KOMPAS.com - Di bawah bayang-bayang dedaunan pohon kelapa, seorang pria berkalung salib logam mengamati tetes cairan hasil sulingan nira di perkebunan kelapa Desa Nuruwe, Kecamatan Kairatu Barat, Kabupaten Seram Bagian Barat, Provinsi Maluku.
Pria itu bernama Salomon, sang pemilik kebun. Dia memanfaatkan 30 pohon kelapa untuk diolah menjadi nira kelapa.
Nira merupakan bahan baku utama pembuatan minuman tradisional Maluku bernama sopi yang berasal dari bahasa Belanda Zoopje yang berarti alkohol cair.
Salomon memiliki perlengkapan mengolah nira kelapa menjadi sopi di gubuk kecil miliknya sejak beberapa tahun terakhir. Setiap hari, dia mengumpulkan nira kelapa untuk disuling menjadi sopi.
Dalam sebulan, petani pengolah sopi mampu meraup untung mencapai Rp 5 juta. Dengan hasil mengolah sopi itu, sebagian penduduk mampu membiayai sekolah anaknya hingga perguruan tinggi.
Sopi telah dianggap sebagai minuman tradisional di beberapa wilayah Maluku yang memproduksinya.
Kegiatan tradisional maupun pertemuan informal dirasa tak lengkap tanpa kehadiran sopi, bahkan suatu perselisihan sosial dapat diselesaikan dengan segelas sopi.
Meski demikian minuman warisan budaya Maluku tersebut masih menjadi perdebatan tekait legalitas peredarannya.
Salomon menyatakan hingga saat ini, pihak berwajib masih melakukan razia, karena minuman beralkohol itu masih menjadi produk ilegal yang terkadang disalahgunakan.

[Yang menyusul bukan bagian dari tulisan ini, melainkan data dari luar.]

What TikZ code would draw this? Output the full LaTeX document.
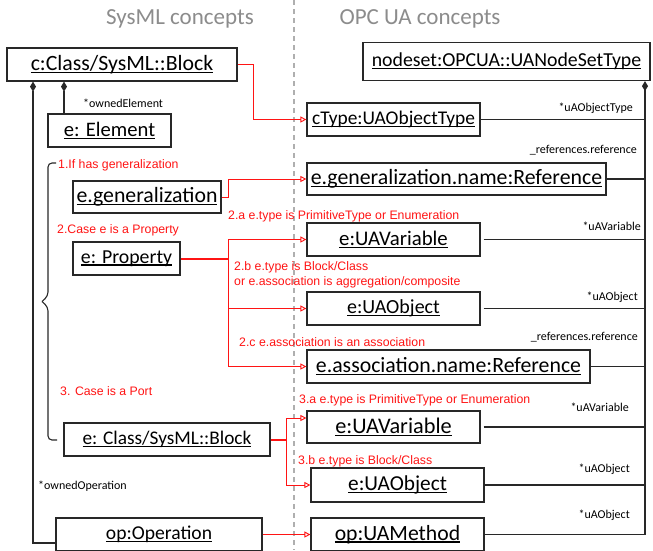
\documentclass[tikz,border=0pt]{standalone}
\usepackage{fontspec}
\setmainfont{Carlito}
\newfontfamily\notefont{Liberation Sans}
\usetikzlibrary{arrows.meta,calc}

% underlined box caption with the rule crossing the descenders
\newcommand{\undl}[1]{\setbox0\hbox{#1}\rlap{\rule[-2.4pt]{\wd0}{1.2pt}}\box0}

\definecolor{boxline}{RGB}{40,40,40}
\definecolor{titlegray}{RGB}{140,140,140}
\definecolor{guide}{RGB}{175,175,175}
\definecolor{mapred}{RGB}{255,20,20}

\tikzset{
  obj/.style={draw=boxline, line width=1.2pt, fill=white, inner sep=0pt,
              minimum height=33pt, font=\fontsize{21.8}{24}\selectfont},
  capsize/.style={font=\fontsize{#1}{24}\selectfont},
  rel/.style={draw=boxline, line width=1.1pt},
  comp/.style={rel, {Diamond[length=10pt,width=6pt]}-},
  rolelbl/.style={font=\fontsize{12}{14}\selectfont, text=black, inner sep=0pt},
  maparrow/.style={draw=mapred, line width=0.9pt,
                    -{Triangle[open,length=6pt,width=6pt,line width=0.9pt]}},
  mapstem/.style={draw=mapred, line width=2pt},
  cond/.style={font=\notefont\fontsize{12.3}{15}\selectfont, text=mapred,
               inner sep=0pt, anchor=west, align=left},
  heading/.style={font=\fontsize{23}{25}\selectfont, text=titlegray}
}

\begin{document}
\begin{tikzpicture}[x=1pt,y=-1pt]
\clip (0,0) rectangle (653,550);
\fill[white] (0,0) rectangle (653,550);

% column headings and the separating guide
\node[heading] (hsys) at (180,19) {SysML concepts};
\node[heading] (hopc) at (420,19) {OPC UA concepts};
\draw[guide, line width=1.5pt, dash pattern=on 5pt off 4pt] (294,0) -- (294,550);

% SysML side
\node[obj, minimum width=230pt] (cls)  at (122,64.5)   {\undl{c:Class/SysML::Block}};
\node[obj, capsize=20.6, minimum width=123pt] (elem) at (109.5,130.5) {\undl{e: Element}};
\node[obj, minimum width=148pt, minimum height=32pt] (gen) at (147,197) {\undl{e.generalization}};
\node[obj, capsize=19.8, minimum width=107pt] (prop) at (126.5,258.5) {\undl{e: Property}};
\node[obj, capsize=19.3, minimum width=206pt] (blk)  at (167,439.5)  {\undl{e: Class/SysML::Block}};
\node[obj, capsize=19.6, minimum width=206pt] (op)   at (159,534.5)  {\undl{op:Operation}};

% OPC UA side
\node[obj, capsize=19.8, minimum width=287pt, minimum height=38pt] (ns) at (506.5,61.5) {\undl{nodeset:OPCUA::UANodeSetType}};
\node[obj, capsize=19.4, minimum width=173pt] (ctype)  at (393.5,119.5) {\undl{cType:UAObjectType}};
\node[obj, minimum width=299pt, minimum height=32pt] (genref) at (456.5,179) {\undl{e.generalization.name:Reference}};
\node[obj, capsize=20.8, minimum width=173pt] (var1)   at (393.5,239.5) {\undl{e:UAVariable}};
\node[obj, capsize=20, minimum width=173pt] (obj1)   at (393.5,308.5) {\undl{e:UAObject}};
\node[obj, minimum width=283pt] (assoc)  at (448.5,366.5) {\undl{e.association.name:Reference}};
\node[obj, capsize=22.3, minimum width=173pt, minimum height=32pt] (var2) at (393.5,427) {\undl{e:UAVariable}};
\node[obj, capsize=21.3, minimum width=173pt, minimum height=34pt] (obj2) at (397.5,485) {\undl{e:UAObject}};
\node[obj, capsize=21.7, minimum width=173pt] (meth)   at (397.5,534.5) {\undl{op:UAMethod}};

% composition from the block
\coordinate (opx) at (33,0);
\coordinate (elx) at (64,0);
\draw[comp] (cls.south -| elx) -- (elem.north -| elx);
\draw[comp] (cls.south -| opx) |- ([yshift=-8.5pt]op.west);
\node[rolelbl, anchor=west] (lblel) at (83,103) {*ownedElement};
\node[rolelbl, anchor=west] (lblop) at (38,486) {*ownedOperation};

% brace grouping the three cases
\draw[boxline, line width=1.1pt, rounded corners=4pt]
  (56,163) -- (48,163) -- (48,296) -- (42,301.5);
\draw[boxline, line width=1.1pt, rounded corners=4pt]
  (42,301.5) -- (48,307) -- (48,440) -- (57,440);

% node set containment bus
\coordinate (busx) at (645,0);
\draw[comp] (ns.south -| busx) |- (meth.east);
\draw[rel] (ctype.east)  -- (ctype.east -| busx);
\draw[rel] (genref.east) -- (genref.east -| busx);
\draw[rel, shorten <=3pt] (var1.east) -- (var1.east -| busx);
\draw[rel, shorten <=3pt] (obj1.east) -- (obj1.east -| busx);
\draw[rel] (assoc.east)  -- (assoc.east -| busx);
\draw[rel, shorten <=3pt] (var2.east) -- (var2.east -| busx);
\draw[rel] (obj2.east)   -- (obj2.east -| busx);

\node[rolelbl, anchor=east] (r1) at (633,108) {*uAObjectType};
\node[rolelbl, anchor=east] (r2) at (637,150) {\_references.reference};
\node[rolelbl, anchor=east] (r3) at (641,226) {*uAVariable};
\node[rolelbl, anchor=east] (r4) at (638,297) {*uAObject};
\node[rolelbl, anchor=east] (r5) at (638,337) {\_references.reference};
\node[rolelbl, anchor=east] (r6) at (629,407) {*uAVariable};
\node[rolelbl, anchor=east] (r7) at (630,469) {*uAObject};
\node[rolelbl, anchor=east] (r8) at (630,515) {*uAObject};

% mapping rules
\draw[maparrow] (cls.east) -- ++(16,0) |- (ctype.west);
\draw[maparrow] (gen.east) -- ++(7,0) |- (genref.west);

\coordinate (pj) at ($(prop.east)+(48,0)$);
\draw[mapstem] (prop.east) -- (pj);
\draw[maparrow] (pj) |- (var1.west);
\draw[maparrow] (pj) |- (obj1.west);
\draw[maparrow] (pj) |- (assoc.west);

\coordinate (bj) at ($(blk.east)+(16,0)$);
\draw[mapstem] (blk.east) -- (bj);
\draw[maparrow] (bj) |- ([yshift=9pt]var2.west);
\draw[maparrow] (bj) |- (obj2.west);

\draw[maparrow] (op.east) -- (meth.west);

\node[cond] (c1)  at (58,165)  {1.If has generalization};
\node[cond] (c2)  at (57,230)  {2.Case e is a Property};
\node[cond] (c2a) at (228,216) {2.a e.type is PrimitiveType or Enumeration};
\node[cond] (c2b) at (234,274.5) {2.b e.type is Block/Class\\or e.association is aggregation/composite};
\node[cond] (c2c) at (239,342) {2.c e.association is an association};
\node[cond] (c3)  at (60,391)  {3. Case is a Port};
\node[cond] (c3a) at (299,400) {3.a e.type is PrimitiveType or Enumeration};
\node[cond] (c3b) at (298,461) {3.b e.type is Block/Class};
\end{tikzpicture}
\end{document}
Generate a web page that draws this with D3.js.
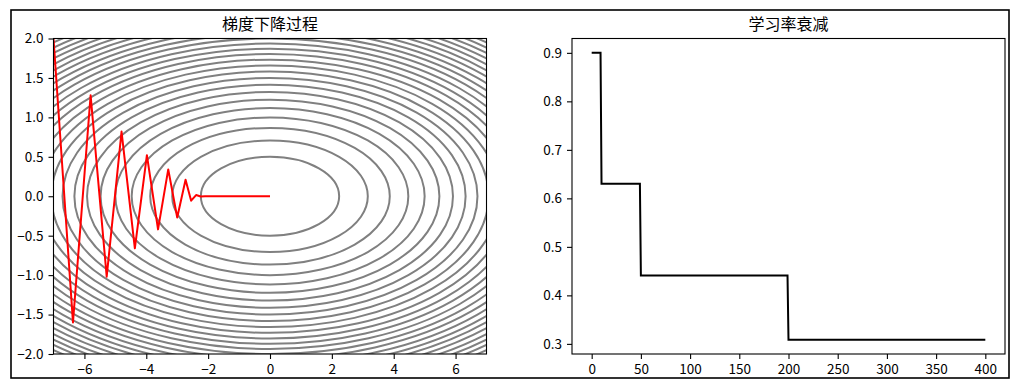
<!DOCTYPE html>
<html>
<head>
<meta charset="utf-8">
<script src="https://cdn.jsdelivr.net/npm/d3@7"></script>
<style>
  html, body { margin: 0; padding: 0; background: #fff; }
  svg { display: block; }
  text { font-family: "Noto Sans CJK SC", "DejaVu Sans", sans-serif; }
</style>
</head>
<body>
<svg id="fig" width="1027" height="390"></svg>
<script>
// ---------- data ----------
const titleLeft = "梯度下降过程";
const titleRight = "学习率衰减";

// contour levels of f(x, y) = x^2/20 + y^2
const contourLevels = [0.25, 0.5, 0.75, 1.0, 1.25, 1.5, 1.75, 2.0, 2.25, 2.5, 2.75, 3.0,
  3.25, 3.5, 3.75, 4.0, 4.25, 4.5, 4.75, 5.0, 5.25, 5.5, 5.75, 6.0, 6.25];
const contourXScale = 20; // x^2 / 20

// gradient-descent path
const pathX = [-7.0, -6.37, -5.80, -5.28, -4.80, -4.37, -3.98, -3.62, -3.29, -3.00, -2.73,
  -2.55, -2.39, -2.24, -2.10, -1.60, -1.00, -0.50, -0.20, -0.05, 0.0];
const pathY = [2.0, -1.60, 1.28, -1.02, 0.82, -0.66, 0.52, -0.42, 0.34, -0.27, 0.21,
  -0.056, 0.015, -0.004, 0.001, 0.0, 0.0, 0.0, 0.0, 0.0, 0.0];

const xTicksLeft = [-6, -4, -2, 0, 2, 4, 6];
const yTicksLeft = [-2.0, -1.5, -1.0, -0.5, 0.0, 0.5, 1.0, 1.5, 2.0];

// learning-rate schedule
const epochs = [0, 9, 10, 49, 50, 199, 200, 400];
const lrValues = [0.9, 0.9, 0.63, 0.63, 0.441, 0.441, 0.3087, 0.3087];
const xTicksRight = [0, 50, 100, 150, 200, 250, 300, 350, 400];
const yTicksRight = [0.3, 0.4, 0.5, 0.6, 0.7, 0.8, 0.9];

// ---------- layout ----------
const svg = d3.select("#fig");
const L = {x0: 53.5, x1: 486.5, y0: 38.5, y1: 354};
const R = {x0: 572, x1: 1005, y0: 38.5, y1: 354};
const tickFont = "13.5px";
const fmt1 = d3.format(".1f");

// figure frame
svg.append("rect").attr("x", 11).attr("y", 10).attr("width", 998).attr("height", 368)
  .attr("fill", "none").attr("stroke", "#000").attr("stroke-width", 1.6);

// ---------- left: contour + GD path ----------
const xL = d3.scaleLinear().domain([-7, 7]).range([L.x0, L.x1]);
const yL = d3.scaleLinear().domain([-2, 2]).range([L.y1, L.y0]);

svg.append("defs").append("clipPath").attr("id", "clipL")
  .append("rect").attr("x", L.x0).attr("y", L.y0)
  .attr("width", L.x1 - L.x0).attr("height", L.y1 - L.y0);

const gL = svg.append("g").attr("clip-path", "url(#clipL)");
gL.selectAll("ellipse.c").data(contourLevels).join("ellipse")
  .attr("class", "c")
  .attr("cx", xL(0)).attr("cy", yL(0))
  .attr("rx", d => xL(Math.sqrt(contourXScale * d)) - xL(0))
  .attr("ry", d => yL(0) - yL(Math.sqrt(d)))
  .attr("fill", "none").attr("stroke", "#808080").attr("stroke-width", 2);

const pts = pathX.map((x, i) => [x, pathY[i]]);
gL.append("path").datum(pts)
  .attr("d", d3.line().x(d => xL(d[0])).y(d => yL(d[1])))
  .attr("fill", "none").attr("stroke", "#ff0000").attr("stroke-width", 2)
  .attr("stroke-linejoin", "round");

function styleAxis(g) {
  g.select(".domain").remove();
  g.selectAll(".tick line").attr("stroke", "#000").attr("stroke-width", 1.1);
  g.selectAll(".tick text").attr("fill", "#000").style("font-size", tickFont)
    .style("font-family", '"Noto Sans CJK SC", "DejaVu Sans", sans-serif');
}

svg.append("g").attr("transform", `translate(0,${L.y1})`)
  .call(d3.axisBottom(xL).tickValues(xTicksLeft).tickSize(5).tickPadding(5).tickFormat(d3.format("d")))
  .call(styleAxis);
svg.append("g").attr("transform", `translate(${L.x0},0)`)
  .call(d3.axisLeft(yL).tickValues(yTicksLeft).tickSize(5).tickPadding(5).tickFormat(fmt1))
  .call(styleAxis);

svg.append("rect").attr("x", L.x0).attr("y", L.y0)
  .attr("width", L.x1 - L.x0).attr("height", L.y1 - L.y0)
  .attr("fill", "none").attr("stroke", "#000").attr("stroke-width", 1.1);

svg.append("text").attr("x", (L.x0 + L.x1) / 2).attr("y", 30)
  .attr("text-anchor", "middle").style("font-size", "16px").attr("fill", "#000")
  .text(titleLeft);

// ---------- right: learning-rate decay ----------
const xR = d3.scaleLinear().domain([-20, 420]).range([R.x0, R.x1]);
const yR = d3.scaleLinear().domain([0.27913, 0.92957]).range([R.y1, R.y0]);

const lrPts = epochs.map((e, i) => [e, lrValues[i]]);
svg.append("path").datum(lrPts)
  .attr("d", d3.line().x(d => xR(d[0])).y(d => yR(d[1])))
  .attr("fill", "none").attr("stroke", "#000").attr("stroke-width", 2);

svg.append("g").attr("transform", `translate(0,${R.y1})`)
  .call(d3.axisBottom(xR).tickValues(xTicksRight).tickSize(5).tickPadding(5).tickFormat(d3.format("d")))
  .call(styleAxis);
svg.append("g").attr("transform", `translate(${R.x0},0)`)
  .call(d3.axisLeft(yR).tickValues(yTicksRight).tickSize(5).tickPadding(5).tickFormat(fmt1))
  .call(styleAxis);

svg.append("rect").attr("x", R.x0).attr("y", R.y0)
  .attr("width", R.x1 - R.x0).attr("height", R.y1 - R.y0)
  .attr("fill", "none").attr("stroke", "#000").attr("stroke-width", 1.1);

svg.append("text").attr("x", (R.x0 + R.x1) / 2).attr("y", 30)
  .attr("text-anchor", "middle").style("font-size", "16px").attr("fill", "#000")
  .text(titleRight);
</script>
</body>
</html>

Balai Pelestarian Nilai Budaya (BPNB) Maluku sudah menyatakan bahwa sopi telah ditetapkan sebagai warisan budaya tak benda Indonesia sejak Oktober 2016.
“Sehingga warisan budaya harus dilindungi agar tidak punah, bukan dilihat dari soal efek samping negatif sopi, tetapi bagaimana (sopi) menjadi perangkat adat di Maluku,” tegas Kepala Balai Pelestarian Nilai Budaya (BPNB) Maluku Rusli Manorek beberapa waktu lalu.
Di balik semua perbedaan cara pandang akan sopi, kehadiran minuman olahan tradisional itu telah memperkaya ragam warisan budaya Tanah Air yang akan dilestarikan.